5) The most beautiful rendition of the Polik’Man is on a canteen made by Nampeyo, owned by Rosalind and Eugene Meieran, and included in the Heard Museum exhibit “Elegance From Earth.” 2012-2013. I took photographs of the Meieran canteen and gave them to Rachael Sahmie, who made a copy that is faithful to the original in both size and design. (See 2014-15 and photographs on file.) Though made more than 100 years after the original, the design on canteen 2014-15 was organized by the mind of Nampeyo and will be analyzed here as by her. The headdress on the canteen is massive and rises in five rows above the forehead of the Polik’Mana. This format is encouraged by the size and pregnant form of the canteen, but would be impossible on a small tile. Nevertheless, the treatment of the stepped rain clouds is similar to that on the tile, though the profile of the steps on the tile is deeper. Twenty-eight renditions of the squash flower fan out across the headdress like a huge bouquet, each using a design almost identical to the flowers on tile
2014-10. Except for the lack of a forehead pendant, the elements of the face on the Nampeyo canteen and tile are identical. The turquoise necklaces on the canteen lack the pendants seen on the tile. Both canteen and tile Manas have their arms bent with hands holding two prayer feathers, though the arms of the canteen mana are both facing to his left. Once again the torso of both manas are draped with elaborately embroidered Hopi fabric. The canteen is huge and expansive; the tile is small and constrained. Both are painted with very similar Polik’Mana designs that are powerful, even monumental.
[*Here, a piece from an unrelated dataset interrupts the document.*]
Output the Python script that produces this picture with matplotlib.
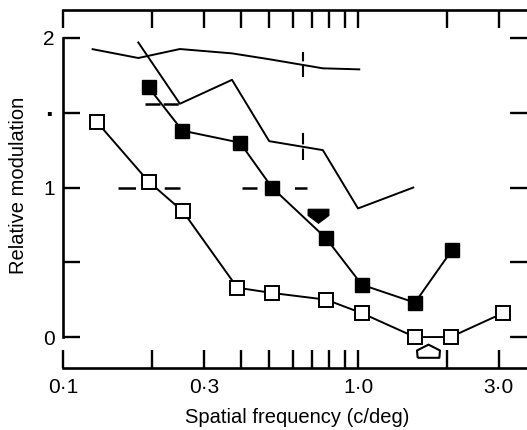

The five Nampeyo ceramics reviewed here have both variance of design and similarities, but I judge their consistencies of design as predominant, thus defining a modal Nampeyo Polik’Mana design.
I believe that tile 2014-10 well fits this pattern of design and conclude that this tile was both formed and painted by Nampeyo. Moreover this is the most detailed and carefull-painted rendition of a round-headed Polik’Mana I have seen on a 19th century rectangular tile. The image has both power and presence and the physically small tile occupies a large visual space.

Ed Wade seems to agree:

“Your tile is 1895-1900, pre-Hopi House and pre-Harvey. It was done about the time that Fewkes was developing his Codex Hopiensis and hiring 5 Hopi men to paint for him. I think Keam was interested in taking that flat painting and developing an art market for it, especially Hopi Katchina images…
Your tile is easel art, like a picture in a frame and, in fact, it is framed by those double lines. You are correct that it is particularly carefully done compared, for example, to the tiles at the Academy of Science in SF. Those were mass-produced to fill a very large order for almost 100 tiles. Your tile and the two in my collection (of a Salako and Niman images) were more carefully done as single pieces. Like everything else Nampeyo put her mind to, her best work is unsurpassed
—Ed Wade
Phone conversation, 8/23/14

Purchase History:
Tile 2014-10 was purchased with a telephone bid from Devin Moisan Auctioneers, Dover, NH on 4/8/14 (receipt on file). The tile was consigned by a couple, John Rice and Pat Reese, and they report that they bought it “at a flea market in Massachusetts about 20 years ago. The seller didn’t know what he had.” (Provenance from a phone call with Devin Moisan, 5/20/14.)